WORKING DATA:

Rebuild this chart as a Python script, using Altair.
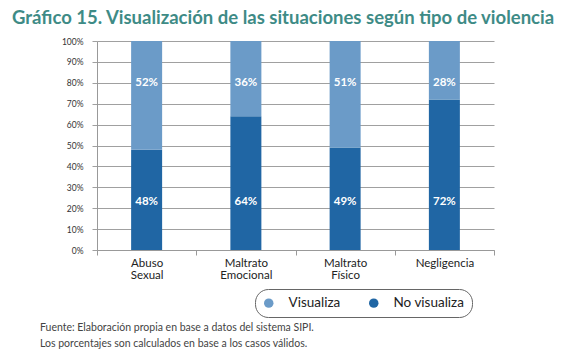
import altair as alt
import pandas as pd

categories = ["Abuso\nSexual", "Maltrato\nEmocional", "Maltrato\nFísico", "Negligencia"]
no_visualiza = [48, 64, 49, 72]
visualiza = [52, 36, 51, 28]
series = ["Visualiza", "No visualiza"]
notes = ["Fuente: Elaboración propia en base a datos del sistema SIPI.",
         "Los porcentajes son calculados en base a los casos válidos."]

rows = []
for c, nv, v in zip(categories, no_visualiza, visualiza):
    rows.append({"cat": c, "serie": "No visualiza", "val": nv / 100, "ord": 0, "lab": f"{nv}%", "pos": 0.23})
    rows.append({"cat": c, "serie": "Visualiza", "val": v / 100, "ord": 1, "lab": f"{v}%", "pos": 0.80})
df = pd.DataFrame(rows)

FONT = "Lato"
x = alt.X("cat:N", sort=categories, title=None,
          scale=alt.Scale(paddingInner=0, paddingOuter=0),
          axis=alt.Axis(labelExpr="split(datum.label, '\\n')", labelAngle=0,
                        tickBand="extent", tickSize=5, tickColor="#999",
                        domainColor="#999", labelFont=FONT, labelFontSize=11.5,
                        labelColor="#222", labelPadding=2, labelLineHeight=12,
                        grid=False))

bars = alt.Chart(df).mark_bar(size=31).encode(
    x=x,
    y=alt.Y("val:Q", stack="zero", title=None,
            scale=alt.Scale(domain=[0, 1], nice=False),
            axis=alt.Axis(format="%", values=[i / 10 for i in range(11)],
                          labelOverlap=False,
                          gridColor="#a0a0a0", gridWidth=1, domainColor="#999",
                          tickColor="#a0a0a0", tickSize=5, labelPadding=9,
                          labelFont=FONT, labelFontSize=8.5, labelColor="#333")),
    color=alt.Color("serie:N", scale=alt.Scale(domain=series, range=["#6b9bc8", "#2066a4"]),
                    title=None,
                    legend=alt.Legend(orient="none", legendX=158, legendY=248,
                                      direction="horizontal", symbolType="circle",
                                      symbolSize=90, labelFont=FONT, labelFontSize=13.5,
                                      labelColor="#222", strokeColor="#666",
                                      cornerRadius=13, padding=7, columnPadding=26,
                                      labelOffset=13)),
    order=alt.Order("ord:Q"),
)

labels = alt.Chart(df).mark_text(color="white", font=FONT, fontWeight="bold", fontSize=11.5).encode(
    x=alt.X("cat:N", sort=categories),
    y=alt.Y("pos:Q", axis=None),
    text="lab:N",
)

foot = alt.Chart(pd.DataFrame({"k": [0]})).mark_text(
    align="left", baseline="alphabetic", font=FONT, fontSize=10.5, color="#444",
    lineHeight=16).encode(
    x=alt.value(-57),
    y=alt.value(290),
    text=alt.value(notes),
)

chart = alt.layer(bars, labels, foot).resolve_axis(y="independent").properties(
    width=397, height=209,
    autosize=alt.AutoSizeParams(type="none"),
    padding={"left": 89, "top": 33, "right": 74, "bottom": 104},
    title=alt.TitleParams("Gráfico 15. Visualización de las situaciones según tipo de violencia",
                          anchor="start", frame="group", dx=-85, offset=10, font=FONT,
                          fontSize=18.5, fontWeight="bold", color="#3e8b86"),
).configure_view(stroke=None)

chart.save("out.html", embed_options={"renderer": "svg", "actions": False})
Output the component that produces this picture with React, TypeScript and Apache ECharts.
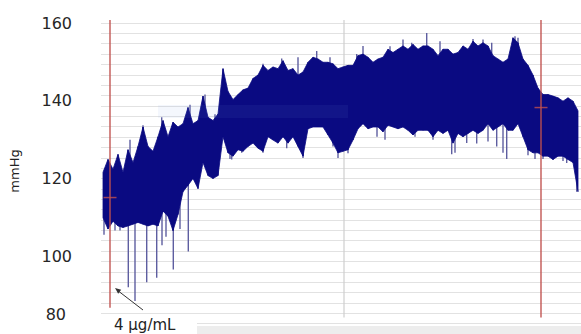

GIVEN TASK: Retype all of the entries exactly as written, leaving out any images.

ANSWER FOR THIS EXERCISE:
Rebuild this chart as a Python script, using Altair.
import altair as alt
import pandas as pd

categories = ["Abuso\nSexual", "Maltrato\nEmocional", "Maltrato\nFísico", "Negligencia"]
no_visualiza = [48, 64, 49, 72]
visualiza = [52, 36, 51, 28]
series = ["Visualiza", "No visualiza"]
notes = ["Fuente: Elaboración propia en base a datos del sistema SIPI.",
         "Los porcentajes son calculados en base a los casos válidos."]

rows = []
for c, nv, v in zip(categories, no_visualiza, visualiza):
    rows.append({"cat": c, "serie": "No visualiza", "val": nv / 100, "ord": 0, "lab": f"{nv}%", "pos": 0.23})
    rows.append({"cat": c, "serie": "Visualiza", "val": v / 100, "ord": 1, "lab": f"{v}%", "pos": 0.80})
df = pd.DataFrame(rows)

FONT = "Lato"
x = alt.X("cat:N", sort=categories, title=None,
          scale=alt.Scale(paddingInner=0, paddingOuter=0),
          axis=alt.Axis(labelExpr="split(datum.label, '\\n')", labelAngle=0,
                        tickBand="extent", tickSize=5, tickColor="#999",
                        domainColor="#999", labelFont=FONT, labelFontSize=11.5,
                        labelColor="#222", labelPadding=2, labelLineHeight=12,
                        grid=False))

bars = alt.Chart(df).mark_bar(size=31).encode(
    x=x,
    y=alt.Y("val:Q", stack="zero", title=None,
            scale=alt.Scale(domain=[0, 1], nice=False),
            axis=alt.Axis(format="%", values=[i / 10 for i in range(11)],
                          labelOverlap=False,
                          gridColor="#a0a0a0", gridWidth=1, domainColor="#999",
                          tickColor="#a0a0a0", tickSize=5, labelPadding=9,
                          labelFont=FONT, labelFontSize=8.5, labelColor="#333")),
    color=alt.Color("serie:N", scale=alt.Scale(domain=series, range=["#6b9bc8", "#2066a4"]),
                    title=None,
                    legend=alt.Legend(orient="none", legendX=158, legendY=248,
                                      direction="horizontal", symbolType="circle",
                                      symbolSize=90, labelFont=FONT, labelFontSize=13.5,
                                      labelColor="#222", strokeColor="#666",
                                      cornerRadius=13, padding=7, columnPadding=26,
                                      labelOffset=13)),
    order=alt.Order("ord:Q"),
)

labels = alt.Chart(df).mark_text(color="white", font=FONT, fontWeight="bold", fontSize=11.5).encode(
    x=alt.X("cat:N", sort=categories),
    y=alt.Y("pos:Q", axis=None),
    text="lab:N",
)

foot = alt.Chart(pd.DataFrame({"k": [0]})).mark_text(
    align="left", baseline="alphabetic", font=FONT, fontSize=10.5, color="#444",
    lineHeight=16).encode(
    x=alt.value(-57),
    y=alt.value(290),
    text=alt.value(notes),
)

chart = alt.layer(bars, labels, foot).resolve_axis(y="independent").properties(
    width=397, height=209,
    autosize=alt.AutoSizeParams(type="none"),
    padding={"left": 89, "top": 33, "right": 74, "bottom": 104},
    title=alt.TitleParams("Gráfico 15. Visualización de las situaciones según tipo de violencia",
                          anchor="start", frame="group", dx=-85, offset=10, font=FONT,
                          fontSize=18.5, fontWeight="bold", color="#3e8b86"),
).configure_view(stroke=None)

chart.save("out.html", embed_options={"renderer": "svg", "actions": False})
Output the component that produces this picture with React, TypeScript and Apache ECharts.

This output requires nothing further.